When the industrialised countries are debating on reducing stress of examinations on teenagers, scholars like Noam Chomsky are speaking against the burden of debts on students since they, in that case, 'are unlikely to think about changing the society'. In our case, the youth are tempted to pursue jobs, money, power, and glamour, without any urge for acquiring knowledge, ethics and magnanimity that enlightened people are expected to demonstrate in their lives.
The education system now in place fails to offer required job skills, build morally correct men and women or help flourish merit and genius of the youth who account for almost 60 per cent of the country's 160 million population. Consequently, the country faces the risk of witnessing a lost generation/s despite all prospects of the much talked about demographic dividend.
We've somehow lost the attitude of what our forefathers called Haushe Biddya (Enthusiasm for learning) at a time when we need competitive attitude towards creating global-level knowledge and manpower. Demography has put us in such a position that our education should be readied for both local and global solutions and that our people have to vie for opportunities available globally.
The way Bangladesh's older generations viewed the world is not so relevant to today's youths and juveniles-- a harsh reality that misses eyes of those who matter more until today.
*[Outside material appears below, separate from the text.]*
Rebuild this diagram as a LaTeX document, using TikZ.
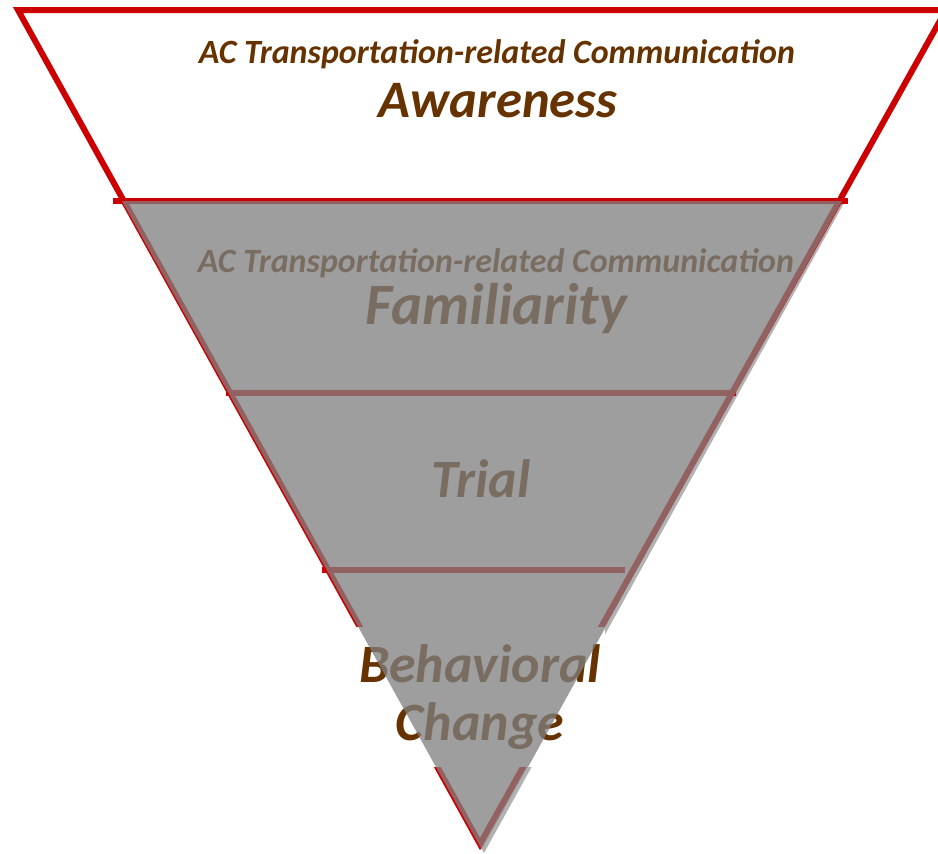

The new generation/s may rather have to unlearn some of their lessons devoid of emphasis on due diligence and conscientious intellectual exercise that only constrain individual's thinking, if they want to bring about meaningful changes. Some experts emphasise an end to rote-learning, and working for a pedagogic revolution, instead.
The bitter pills required for the purpose include freeing the sector from all forms of corrupt practices. Overhauling the curricula is another issue.
It's not possible to produce globally competitive human resources without establishing world-class universities and centres of excellence. To do so, the demand should come from society. The efforts put in by hundreds of thousands of families to give their children quality education prove the demand for better education.
If the Bangladeshi youths, being educated abroad, can assume leadership in globally reputed organisations, we've to find out what goes wrong at home. The world may look at our manpower as part of supply chains, but it's up to us to decide if and how our youths should be prepared for taking over leadership roles anywhere on earth.